DISPATCHES FROM THE INTERSECTION OF HOLLYWOOD, INTERRUPTED AND THE EDUCATION APOCALYPSE: Film Flam: The University Film Studies Con.

Tuition did not cover the cost of making a student film. Unable to afford it, Stoteraux switched to writing and entered a script in the program’s screenplay contest. The faculty judges rejected it in the first round. Stoteraux later sold the script through a production assistant he randomly met without any help from the school. Two credits short of his master’s degree, he asked Columbia if he could complete the program while working in LA. The university disdainfully refused — until his career took off, when it invited him to speak to the current class, offering to help him attain his degree.
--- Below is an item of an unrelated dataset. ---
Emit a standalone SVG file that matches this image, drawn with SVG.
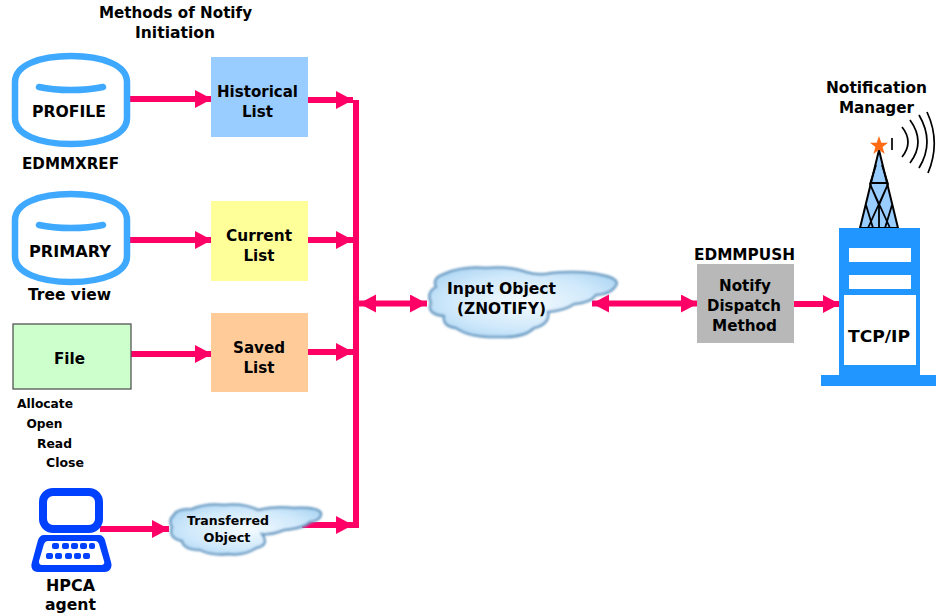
<svg xmlns="http://www.w3.org/2000/svg" width="936" height="616" viewBox="0 0 936 616">
<defs>
<marker id="ah" markerUnits="userSpaceOnUse" markerWidth="20" markerHeight="20" refX="17" refY="9" orient="auto-start-reverse"><path d="M0,0 L17,9 L0,18 Z" fill="#ff0066"/></marker>
<radialGradient id="cg" cx="0.5" cy="0.5" r="0.65"><stop offset="0" stop-color="#f4fbff"/><stop offset="0.6" stop-color="#cfe8fb"/><stop offset="1" stop-color="#a6d3f2"/></radialGradient>
<filter id="soft" x="-5%" y="-10%" width="110%" height="120%"><feGaussianBlur stdDeviation="0.9"/></filter>
<path id="cyl" d="M3,29 C3,12 28,3 59,3 C90,3 115,12 115,29 L115,65 C115,82 90,91 59,91 C28,91 3,82 3,65 Z M27,34 C45,38 73,38 91,34"/>
</defs>
<style>
text{font-family:"DejaVu Sans","Liberation Sans",sans-serif;font-weight:700;fill:#000;text-anchor:middle;lengthAdjust:spacingAndGlyphs}
.t16{font-size:16.5px}
.t15{font-size:16px}
.t13{font-size:13px}
.cy{fill:#fff;stroke:#3fa9ff;stroke-width:6.5;stroke-linecap:round}
.ln{fill:none;stroke:#ff0066;stroke-width:6}
.one{marker-end:url(#ah)}
.two{marker-end:url(#ah);marker-start:url(#ah)}
.tw{fill:#2196ff}
.wave{fill:none;stroke:#000;stroke-width:1.7}
.tl{fill:none;stroke:#000;stroke-width:1.8}
.kb{fill:#0040ff}
.cl{fill:url(#cg);stroke:#6a9cc4;stroke-width:2.5}
</style>

<g id="title"><text class="t15" x="175.500" y="18" textLength="153" lengthAdjust="spacingAndGlyphs">Methods of Notify</text><text class="t15" x="175" y="38" textLength="80" lengthAdjust="spacingAndGlyphs">Initiation</text></g>

<g id="connectors">
<path class="ln one" d="M130,99 H212"/>
<path class="ln one" d="M130,240 H212"/>
<path class="ln one" d="M131,354 H212"/>
<path class="ln one" d="M100,529 H169"/>
<path class="ln one" d="M308,100 H353"/>
<path class="ln one" d="M307,240 H353"/>
<path class="ln one" d="M307,352 H353"/>
<path class="ln one" d="M302,525 H353"/>
<path class="ln" d="M356,100 V528"/>
<path class="ln two" d="M359,303.500 H427"/>
<path class="ln two" d="M592,303.500 H698"/>
<path class="ln one" d="M794,304 H840"/>
</g>

<g id="profile">
<use href="#cyl" x="12" y="53" class="cy"/>
<text class="t16" x="69" y="117" textLength="74" lengthAdjust="spacingAndGlyphs">PROFILE</text>
<text class="t15" x="70.500" y="169" textLength="97" lengthAdjust="spacingAndGlyphs">EDMMXREF</text>
</g>
<g id="primary">
<use href="#cyl" x="12" y="191" class="cy"/>
<text class="t16" x="70" y="257" textLength="82" lengthAdjust="spacingAndGlyphs">PRIMARY</text>
<text class="t15" x="69.500" y="300" textLength="83" lengthAdjust="spacingAndGlyphs">Tree view</text>
</g>
<g id="file">
<rect x="13" y="324" width="118" height="65" fill="#ccffcc" stroke="#555" stroke-width="1.3"/>
<text class="t16" x="69.500" y="364" textLength="31" lengthAdjust="spacingAndGlyphs">File</text>
<text class="t13" x="45" y="408" textLength="56" lengthAdjust="spacingAndGlyphs">Allocate</text>
<text class="t13" x="44.500" y="428" textLength="36" lengthAdjust="spacingAndGlyphs">Open</text>
<text class="t13" x="54.500" y="448" textLength="35" lengthAdjust="spacingAndGlyphs">Read</text>
<text class="t13" x="65" y="467" textLength="38" lengthAdjust="spacingAndGlyphs">Close</text>
</g>
<g id="historical">
<rect x="211" y="57" width="97" height="80" fill="#99ccff"/>
<text class="t16" x="257.500" y="97" textLength="81" lengthAdjust="spacingAndGlyphs">Historical</text><text class="t16" x="257.500" y="117" textLength="31" lengthAdjust="spacingAndGlyphs">List</text>
</g>
<g id="current">
<rect x="211" y="201" width="97" height="80" fill="#ffff99"/>
<text class="t16" x="259" y="241" textLength="66" lengthAdjust="spacingAndGlyphs">Current</text><text class="t16" x="259" y="261" textLength="31" lengthAdjust="spacingAndGlyphs">List</text>
</g>
<g id="saved">
<rect x="211" y="313" width="97" height="79" fill="#ffcc99"/>
<text class="t16" x="259" y="353" textLength="52" lengthAdjust="spacingAndGlyphs">Saved</text><text class="t16" x="259" y="373" textLength="31" lengthAdjust="spacingAndGlyphs">List</text>
</g>
<g id="agent">
<rect x="43" y="492" width="56" height="37" rx="10" fill="#fff" stroke="#0040ff" stroke-width="8"/>
<path d="M44,535 H99 C102,535 104,537 105,540 L111,562 C113,568 109,572 105,572 H38 C33,572 30,568 32,562 L38,540 C39,537 41,535 44,535 Z" fill="#0040ff"/>
<path d="M48,541 H95 C97,541 98,542 99,544 L104,561 C105,564 103,565 101,565 H42 C40,565 39,564 39,561 L44,544 C45,542 46,541 48,541 Z" fill="#fff"/>
<g class="kb"><rect x="52" y="543" width="7" height="6" rx="2"/><rect x="62" y="543" width="7" height="6" rx="2"/><rect x="71" y="543" width="7" height="6" rx="2"/><rect x="80" y="543" width="7" height="6" rx="2"/><rect x="89" y="543" width="6" height="6" rx="2"/><rect x="46" y="553" width="7" height="6" rx="2"/><rect x="55" y="553" width="7" height="6" rx="2"/><rect x="65" y="553" width="7" height="6" rx="2"/><rect x="74" y="553" width="7" height="6" rx="2"/><rect x="83" y="553" width="7" height="6" rx="2"/></g>
<text class="t16" x="70.500" y="591" textLength="49" lengthAdjust="spacingAndGlyphs">HPCA</text><text class="t16" x="70.500" y="610" textLength="51" lengthAdjust="spacingAndGlyphs">agent</text>
</g>
<g id="transferred">
<path class="cl" filter="url(#soft)" d="M172,527 Q168,520 174,515 Q176,509 192,509 Q206,503 224,505 Q244,503 258,510 Q274,506 294,508 Q318,507 321,513 Q322,520 310,522 Q304,528 284,530 Q272,535 262,534 Q270,545 256,548 Q244,556 228,554 Q212,556 200,550 Q184,550 182,541 Q168,538 172,527 Z"/>
<text class="t13" x="228" y="525" textLength="82" lengthAdjust="spacingAndGlyphs">Transferred</text><text class="t13" x="227" y="542" textLength="47" lengthAdjust="spacingAndGlyphs">Object</text>
</g>
<g id="input">
<path class="cl" filter="url(#soft)" d="M431,303 Q426,292 436,287 Q432,278 444,274 Q462,266 486,268 Q510,266 526,272 Q538,276 552,273 Q584,270 606,276 Q621,280 615,287 Q610,294 596,295 Q590,303 574,304 Q566,310 548,312 Q550,324 534,328 Q524,338 500,337 Q470,338 456,328 Q442,326 444,316 Q426,314 431,303 Z"/>
<text class="t16" x="501.500" y="294" textLength="109" lengthAdjust="spacingAndGlyphs">Input Object</text><text class="t16" x="501.500" y="314" textLength="89" lengthAdjust="spacingAndGlyphs">(ZNOTIFY)</text>
</g>
<g id="dispatch">
<text class="t15" x="744.500" y="260" textLength="101" lengthAdjust="spacingAndGlyphs">EDMMPUSH</text>
<rect x="697" y="264" width="97" height="79" fill="#b8b8b8"/>
<text class="t16" x="745" y="291" textLength="52" lengthAdjust="spacingAndGlyphs">Notify</text><text class="t16" x="744" y="311" textLength="74" lengthAdjust="spacingAndGlyphs">Dispatch</text><text class="t16" x="744.500" y="331" textLength="65" lengthAdjust="spacingAndGlyphs">Method</text>
</g>
<g id="manager">
<text class="t15" x="876.500" y="93" textLength="101" lengthAdjust="spacingAndGlyphs">Notification</text><text class="t15" x="876.500" y="113" textLength="75" lengthAdjust="spacingAndGlyphs">Manager</text>
<path d="M879,150 L898,228 H860 Z" fill="#99ccff" stroke="#000" stroke-width="2"/>
<path class="tl" d="M872,183 H887 M876,165 L870,184 L890,228 M882,165 L888,184 L868,228 M866,205 L873,228 M892,205 L885,228 M870,184 L879,205 L888,184 M879,205 V228"/>
<path d="M879,136 L881.300,142.800 L888,142.800 L882.600,147 L884.600,154 L879,149.800 L873.400,154 L875.400,147 L870,142.800 L876.700,142.800 Z" fill="#ff6a13"/>
<path class="wave" d="M892,138 V150 M902,127 Q914,142 902,157 M910,120 Q926,142 910,163 M919,115 Q935,142 919,168 M927,112 Q941,142 928,173"/>
<path class="tw" d="M839,228 H920 V375 H936 V386 H821 V375 H839 Z"/>
<rect x="849" y="248" width="62" height="14" fill="#fff"/>
<rect x="849" y="275" width="62" height="14" fill="#fff"/>
<rect x="844" y="295" width="72" height="70" fill="#fff"/>
<text class="t16" x="879" y="342" textLength="62" lengthAdjust="spacingAndGlyphs">TCP/IP</text>
</g>
</svg>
The program chair had him fly to New York for a meeting.

The conclusion of Stoteraux’s story gives away the whole shell game. “So I spent a fortune on a last-minute flight in order to hear his proposal,” he tweeted. “But instead of telling me what I need to do to satisfy the requirements to get my degree, the Chair began pitching me his idea for a TV pilot. In excruciating scene-by-scene detail. I nodded along, waiting to get back to the terms of me getting my degree. But to my horror … I slowly begin to realize this IS the deal … if I wanted my degree, I needed to help him sell his tv pilot. Yep, the Chair of Columbia’s prestigious graduate film program tried to shake me down in order to jump-start his own stalled out career.”

That could be the most valuable lesson to be learned from one’s film school experience — and it’s free.